AIM OF THE EXERCISE: Write out the material exactly. Do not include the pictures.

GIVEN INFORMATION:
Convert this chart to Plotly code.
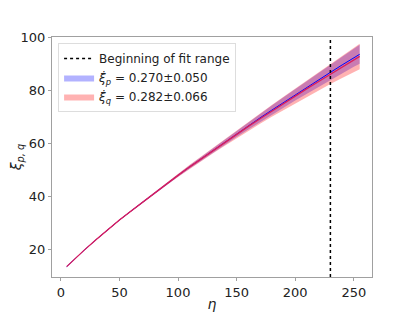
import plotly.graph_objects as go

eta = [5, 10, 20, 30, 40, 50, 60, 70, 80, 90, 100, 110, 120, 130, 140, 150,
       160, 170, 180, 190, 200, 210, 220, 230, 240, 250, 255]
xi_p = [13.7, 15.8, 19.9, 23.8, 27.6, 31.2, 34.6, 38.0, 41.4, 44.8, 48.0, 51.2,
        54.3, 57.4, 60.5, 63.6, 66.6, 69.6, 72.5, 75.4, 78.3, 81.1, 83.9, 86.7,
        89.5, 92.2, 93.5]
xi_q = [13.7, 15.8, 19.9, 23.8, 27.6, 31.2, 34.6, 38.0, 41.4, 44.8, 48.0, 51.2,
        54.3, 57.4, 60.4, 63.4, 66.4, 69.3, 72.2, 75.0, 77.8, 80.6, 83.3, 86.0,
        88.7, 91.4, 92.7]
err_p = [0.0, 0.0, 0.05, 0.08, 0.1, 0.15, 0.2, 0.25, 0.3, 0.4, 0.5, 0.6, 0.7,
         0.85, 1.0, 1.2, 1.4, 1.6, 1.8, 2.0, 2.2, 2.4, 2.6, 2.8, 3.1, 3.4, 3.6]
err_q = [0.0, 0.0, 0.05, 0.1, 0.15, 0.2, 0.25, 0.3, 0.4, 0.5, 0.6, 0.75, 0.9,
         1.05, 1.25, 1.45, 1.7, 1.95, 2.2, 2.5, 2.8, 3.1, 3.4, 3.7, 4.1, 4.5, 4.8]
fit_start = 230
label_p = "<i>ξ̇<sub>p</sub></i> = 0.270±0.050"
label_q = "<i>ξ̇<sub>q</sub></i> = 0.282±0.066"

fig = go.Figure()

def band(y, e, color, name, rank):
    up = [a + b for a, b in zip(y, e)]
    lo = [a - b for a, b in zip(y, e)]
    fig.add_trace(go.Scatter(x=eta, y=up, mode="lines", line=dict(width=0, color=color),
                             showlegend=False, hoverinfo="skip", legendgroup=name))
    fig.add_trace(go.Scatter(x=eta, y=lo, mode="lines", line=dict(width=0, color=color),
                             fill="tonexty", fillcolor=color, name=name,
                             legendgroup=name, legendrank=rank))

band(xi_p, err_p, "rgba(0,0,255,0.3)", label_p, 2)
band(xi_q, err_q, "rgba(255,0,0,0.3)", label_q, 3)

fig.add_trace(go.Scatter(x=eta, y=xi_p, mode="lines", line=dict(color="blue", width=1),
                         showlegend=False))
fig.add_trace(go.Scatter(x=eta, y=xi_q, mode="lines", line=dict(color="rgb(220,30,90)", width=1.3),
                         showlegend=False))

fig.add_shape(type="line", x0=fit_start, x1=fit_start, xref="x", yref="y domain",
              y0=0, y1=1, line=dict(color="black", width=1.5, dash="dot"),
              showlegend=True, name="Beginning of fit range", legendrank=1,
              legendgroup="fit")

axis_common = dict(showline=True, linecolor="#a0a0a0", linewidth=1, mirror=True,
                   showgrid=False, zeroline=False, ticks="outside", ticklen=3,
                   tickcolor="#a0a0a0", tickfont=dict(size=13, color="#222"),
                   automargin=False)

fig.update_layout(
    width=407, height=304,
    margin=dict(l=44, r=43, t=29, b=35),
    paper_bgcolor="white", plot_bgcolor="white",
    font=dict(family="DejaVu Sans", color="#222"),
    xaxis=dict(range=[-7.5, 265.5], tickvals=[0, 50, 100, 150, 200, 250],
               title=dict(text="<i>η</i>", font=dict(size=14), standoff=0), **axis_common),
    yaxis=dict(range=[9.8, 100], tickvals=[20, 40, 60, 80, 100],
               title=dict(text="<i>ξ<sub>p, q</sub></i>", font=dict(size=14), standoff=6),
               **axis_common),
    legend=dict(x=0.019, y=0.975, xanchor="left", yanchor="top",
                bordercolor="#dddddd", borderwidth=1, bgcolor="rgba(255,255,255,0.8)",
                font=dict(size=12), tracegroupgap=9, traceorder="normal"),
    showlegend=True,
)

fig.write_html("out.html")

RESULT OF THIS TASK:
Convert this chart to Plotly code.
import plotly.graph_objects as go

eta = [5, 10, 20, 30, 40, 50, 60, 70, 80, 90, 100, 110, 120, 130, 140, 150,
       160, 170, 180, 190, 200, 210, 220, 230, 240, 250, 255]
xi_p = [13.7, 15.8, 19.9, 23.8, 27.6, 31.2, 34.6, 38.0, 41.4, 44.8, 48.0, 51.2,
        54.3, 57.4, 60.5, 63.6, 66.6, 69.6, 72.5, 75.4, 78.3, 81.1, 83.9, 86.7,
        89.5, 92.2, 93.5]
xi_q = [13.7, 15.8, 19.9, 23.8, 27.6, 31.2, 34.6, 38.0, 41.4, 44.8, 48.0, 51.2,
        54.3, 57.4, 60.4, 63.4, 66.4, 69.3, 72.2, 75.0, 77.8, 80.6, 83.3, 86.0,
        88.7, 91.4, 92.7]
err_p = [0.0, 0.0, 0.05, 0.08, 0.1, 0.15, 0.2, 0.25, 0.3, 0.4, 0.5, 0.6, 0.7,
         0.85, 1.0, 1.2, 1.4, 1.6, 1.8, 2.0, 2.2, 2.4, 2.6, 2.8, 3.1, 3.4, 3.6]
err_q = [0.0, 0.0, 0.05, 0.1, 0.15, 0.2, 0.25, 0.3, 0.4, 0.5, 0.6, 0.75, 0.9,
         1.05, 1.25, 1.45, 1.7, 1.95, 2.2, 2.5, 2.8, 3.1, 3.4, 3.7, 4.1, 4.5, 4.8]
fit_start = 230
label_p = "<i>ξ̇<sub>p</sub></i> = 0.270±0.050"
label_q = "<i>ξ̇<sub>q</sub></i> = 0.282±0.066"

fig = go.Figure()

def band(y, e, color, name, rank):
    up = [a + b for a, b in zip(y, e)]
    lo = [a - b for a, b in zip(y, e)]
    fig.add_trace(go.Scatter(x=eta, y=up, mode="lines", line=dict(width=0, color=color),
                             showlegend=False, hoverinfo="skip", legendgroup=name))
    fig.add_trace(go.Scatter(x=eta, y=lo, mode="lines", line=dict(width=0, color=color),
                             fill="tonexty", fillcolor=color, name=name,
                             legendgroup=name, legendrank=rank))

band(xi_p, err_p, "rgba(0,0,255,0.3)", label_p, 2)
band(xi_q, err_q, "rgba(255,0,0,0.3)", label_q, 3)

fig.add_trace(go.Scatter(x=eta, y=xi_p, mode="lines", line=dict(color="blue", width=1),
                         showlegend=False))
fig.add_trace(go.Scatter(x=eta, y=xi_q, mode="lines", line=dict(color="rgb(220,30,90)", width=1.3),
                         showlegend=False))

fig.add_shape(type="line", x0=fit_start, x1=fit_start, xref="x", yref="y domain",
              y0=0, y1=1, line=dict(color="black", width=1.5, dash="dot"),
              showlegend=True, name="Beginning of fit range", legendrank=1,
              legendgroup="fit")

axis_common = dict(showline=True, linecolor="#a0a0a0", linewidth=1, mirror=True,
                   showgrid=False, zeroline=False, ticks="outside", ticklen=3,
                   tickcolor="#a0a0a0", tickfont=dict(size=13, color="#222"),
                   automargin=False)

fig.update_layout(
    width=407, height=304,
    margin=dict(l=44, r=43, t=29, b=35),
    paper_bgcolor="white", plot_bgcolor="white",
    font=dict(family="DejaVu Sans", color="#222"),
    xaxis=dict(range=[-7.5, 265.5], tickvals=[0, 50, 100, 150, 200, 250],
               title=dict(text="<i>η</i>", font=dict(size=14), standoff=0), **axis_common),
    yaxis=dict(range=[9.8, 100], tickvals=[20, 40, 60, 80, 100],
               title=dict(text="<i>ξ<sub>p, q</sub></i>", font=dict(size=14), standoff=6),
               **axis_common),
    legend=dict(x=0.019, y=0.975, xanchor="left", yanchor="top",
                bordercolor="#dddddd", borderwidth=1, bgcolor="rgba(255,255,255,0.8)",
                font=dict(size=12), tracegroupgap=9, traceorder="normal"),
    showlegend=True,
)

fig.write_html("out.html")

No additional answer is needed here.